### GOAL
Give the listing again character for character, but drop the images.

○ ○ ○ ○

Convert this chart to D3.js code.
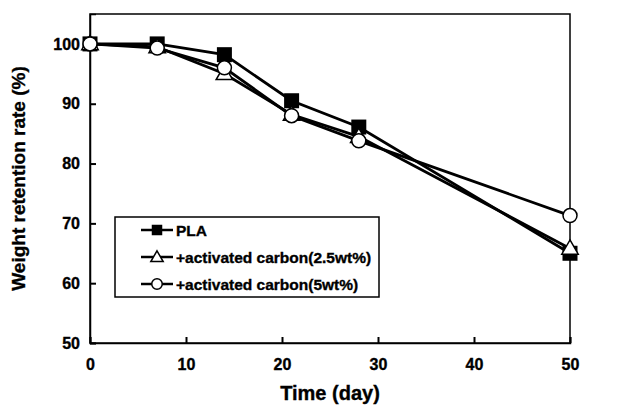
<!DOCTYPE html>
<html>
<head>
<meta charset="utf-8">
<script src="https://cdn.jsdelivr.net/npm/d3@7"></script>
<style>
  body { margin: 0; background: #fff; }
  svg text { font-family: "Liberation Sans", Arial, sans-serif; font-weight: bold; fill: #000; stroke: #000; stroke-width: 0.35px; }
</style>
</head>
<body>
<svg id="canvas" width="620" height="407"></svg>
<script>
// data
const days = [0, 7, 14, 21, 28, 50];
const pla = [100, 100, 98.2, 90.5, 86.1, 65.0];
const ac25 = [100, 99.5, 95.0, 88.2, 84.5, 65.8];
const ac5 = [100, 99.3, 96.0, 88.0, 83.8, 71.3];
const seriesNames = ['PLA', '+activated carbon(2.5wt%)', '+activated carbon(5wt%)'];
const xTicks = [0, 10, 20, 30, 40, 50];
const yTicks = [50, 60, 70, 80, 90, 100];

// margins & dimensions
const margin = { top: 14, right: 50, bottom: 64, left: 90 };
const width = 620 - margin.left - margin.right;
const height = 407 - margin.top - margin.bottom;

const root = d3.select('#canvas');
const svg = root.append('g')
  .attr('transform', `translate(${margin.left},${margin.top})`);

const xScale = d3.scaleLinear().domain([0, 50]).range([0, width]);
const yScale = d3.scaleLinear().domain([50, 105]).range([height, 0]);

// frame
svg.append('rect')
  .attr('width', width).attr('height', height)
  .attr('fill', 'none').attr('stroke', '#000').attr('stroke-width', 1.5);

// axes, ticks pointing inward
const xAxis = svg.append('g')
  .attr('transform', `translate(0,${height})`)
  .call(d3.axisBottom(xScale).tickValues(xTicks).tickSize(-6).tickPadding(16).tickFormat(d3.format('d')));
const yAxis = svg.append('g')
  .call(d3.axisLeft(yScale).tickValues(yTicks).tickSize(-6).tickPadding(10).tickFormat(d3.format('d')));

[xAxis, yAxis].forEach(ax => {
  ax.select('.domain').attr('stroke-width', 1.5);
  ax.selectAll('.tick line').attr('stroke-width', 2);
  ax.selectAll('.tick text').style('font-size', '16px');
});

// axis titles
svg.append('text')
  .attr('x', width / 2).attr('y', height + 57)
  .attr('text-anchor', 'middle')
  .style('font-size', '20px')
  .text('Time (day)');

svg.append('text')
  .attr('transform', `translate(${18 - margin.left},${height / 2}) rotate(-90)`)
  .attr('text-anchor', 'middle')
  .attr('dy', '0.35em')
  .style('font-size', '19px')
  .text('Weight retention rate (%)');

const series = [
  { name: seriesNames[0], values: pla, shape: 'square' },
  { name: seriesNames[1], values: ac25, shape: 'triangle' },
  { name: seriesNames[2], values: ac5, shape: 'circle' }
];

const line = d3.line()
  .x((d, i) => xScale(days[i]))
  .y(d => yScale(d));

function drawMarker(g, shape, x, y, s) {
  if (shape === 'square') {
    g.append('rect')
      .attr('x', x - s / 2).attr('y', y - s / 2)
      .attr('width', s).attr('height', s)
      .attr('fill', '#000');
  } else if (shape === 'triangle') {
    const sym = d3.symbol().type(d3.symbolTriangle).size(s * s * 0.6);
    g.append('path')
      .attr('d', sym())
      .attr('transform', `translate(${x},${y + 1})`)
      .attr('fill', '#fff').attr('stroke', '#000').attr('stroke-width', 1.5);
  } else {
    g.append('circle')
      .attr('cx', x).attr('cy', y).attr('r', s / 2)
      .attr('fill', '#fff').attr('stroke', '#000').attr('stroke-width', 1.5);
  }
}

const plot = svg.append('g');
series.forEach(s => {
  plot.append('path')
    .attr('d', line(s.values))
    .attr('fill', 'none')
    .attr('stroke', '#000')
    .attr('stroke-width', 2.8);
  const size = s.shape === 'square' ? 15 : 14;
  s.values.forEach((v, i) => drawMarker(plot, s.shape, xScale(days[i]), yScale(v), size));
});

// legend
const legend = svg.append('g').attr('transform', `translate(${115 - margin.left},${217 - margin.top})`);
legend.append('rect')
  .attr('width', 264).attr('height', 80)
  .attr('fill', '#fff').attr('stroke', '#000').attr('stroke-width', 1.5);

series.forEach((s, i) => {
  const y = 13 + i * 27;
  legend.append('line')
    .attr('x1', 26).attr('x2', 58)
    .attr('y1', y).attr('y2', y)
    .attr('stroke', '#000').attr('stroke-width', 2.5);
  drawMarker(legend, s.shape, 42, y, 10.5);
  legend.append('text')
    .attr('x', 61).attr('y', y)
    .attr('dy', '0.36em')
    .style('font-size', '15.5px')
    .text(s.name);
});
</script>
</body>
</html>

○ ○ ○ ○

### RESULT FOR THIS EXERCISE
Convert this chart to D3.js code.
<!DOCTYPE html>
<html>
<head>
<meta charset="utf-8">
<script src="https://cdn.jsdelivr.net/npm/d3@7"></script>
<style>
  body { margin: 0; background: #fff; }
  svg text { font-family: "Liberation Sans", Arial, sans-serif; font-weight: bold; fill: #000; stroke: #000; stroke-width: 0.35px; }
</style>
</head>
<body>
<svg id="canvas" width="620" height="407"></svg>
<script>
// data
const days = [0, 7, 14, 21, 28, 50];
const pla = [100, 100, 98.2, 90.5, 86.1, 65.0];
const ac25 = [100, 99.5, 95.0, 88.2, 84.5, 65.8];
const ac5 = [100, 99.3, 96.0, 88.0, 83.8, 71.3];
const seriesNames = ['PLA', '+activated carbon(2.5wt%)', '+activated carbon(5wt%)'];
const xTicks = [0, 10, 20, 30, 40, 50];
const yTicks = [50, 60, 70, 80, 90, 100];

// margins & dimensions
const margin = { top: 14, right: 50, bottom: 64, left: 90 };
const width = 620 - margin.left - margin.right;
const height = 407 - margin.top - margin.bottom;

const root = d3.select('#canvas');
const svg = root.append('g')
  .attr('transform', `translate(${margin.left},${margin.top})`);

const xScale = d3.scaleLinear().domain([0, 50]).range([0, width]);
const yScale = d3.scaleLinear().domain([50, 105]).range([height, 0]);

// frame
svg.append('rect')
  .attr('width', width).attr('height', height)
  .attr('fill', 'none').attr('stroke', '#000').attr('stroke-width', 1.5);

// axes, ticks pointing inward
const xAxis = svg.append('g')
  .attr('transform', `translate(0,${height})`)
  .call(d3.axisBottom(xScale).tickValues(xTicks).tickSize(-6).tickPadding(16).tickFormat(d3.format('d')));
const yAxis = svg.append('g')
  .call(d3.axisLeft(yScale).tickValues(yTicks).tickSize(-6).tickPadding(10).tickFormat(d3.format('d')));

[xAxis, yAxis].forEach(ax => {
  ax.select('.domain').attr('stroke-width', 1.5);
  ax.selectAll('.tick line').attr('stroke-width', 2);
  ax.selectAll('.tick text').style('font-size', '16px');
});

// axis titles
svg.append('text')
  .attr('x', width / 2).attr('y', height + 57)
  .attr('text-anchor', 'middle')
  .style('font-size', '20px')
  .text('Time (day)');

svg.append('text')
  .attr('transform', `translate(${18 - margin.left},${height / 2}) rotate(-90)`)
  .attr('text-anchor', 'middle')
  .attr('dy', '0.35em')
  .style('font-size', '19px')
  .text('Weight retention rate (%)');

const series = [
  { name: seriesNames[0], values: pla, shape: 'square' },
  { name: seriesNames[1], values: ac25, shape: 'triangle' },
  { name: seriesNames[2], values: ac5, shape: 'circle' }
];

const line = d3.line()
  .x((d, i) => xScale(days[i]))
  .y(d => yScale(d));

function drawMarker(g, shape, x, y, s) {
  if (shape === 'square') {
    g.append('rect')
      .attr('x', x - s / 2).attr('y', y - s / 2)
      .attr('width', s).attr('height', s)
      .attr('fill', '#000');
  } else if (shape === 'triangle') {
    const sym = d3.symbol().type(d3.symbolTriangle).size(s * s * 0.6);
    g.append('path')
      .attr('d', sym())
      .attr('transform', `translate(${x},${y + 1})`)
      .attr('fill', '#fff').attr('stroke', '#000').attr('stroke-width', 1.5);
  } else {
    g.append('circle')
      .attr('cx', x).attr('cy', y).attr('r', s / 2)
      .attr('fill', '#fff').attr('stroke', '#000').attr('stroke-width', 1.5);
  }
}

const plot = svg.append('g');
series.forEach(s => {
  plot.append('path')
    .attr('d', line(s.values))
    .attr('fill', 'none')
    .attr('stroke', '#000')
    .attr('stroke-width', 2.8);
  const size = s.shape === 'square' ? 15 : 14;
  s.values.forEach((v, i) => drawMarker(plot, s.shape, xScale(days[i]), yScale(v), size));
});

// legend
const legend = svg.append('g').attr('transform', `translate(${115 - margin.left},${217 - margin.top})`);
legend.append('rect')
  .attr('width', 264).attr('height', 80)
  .attr('fill', '#fff').attr('stroke', '#000').attr('stroke-width', 1.5);

series.forEach((s, i) => {
  const y = 13 + i * 27;
  legend.append('line')
    .attr('x1', 26).attr('x2', 58)
    .attr('y1', y).attr('y2', y)
    .attr('stroke', '#000').attr('stroke-width', 2.5);
  drawMarker(legend, s.shape, 42, y, 10.5);
  legend.append('text')
    .attr('x', 61).attr('y', y)
    .attr('dy', '0.36em')
    .style('font-size', '15.5px')
    .text(s.name);
});
</script>
</body>
</html>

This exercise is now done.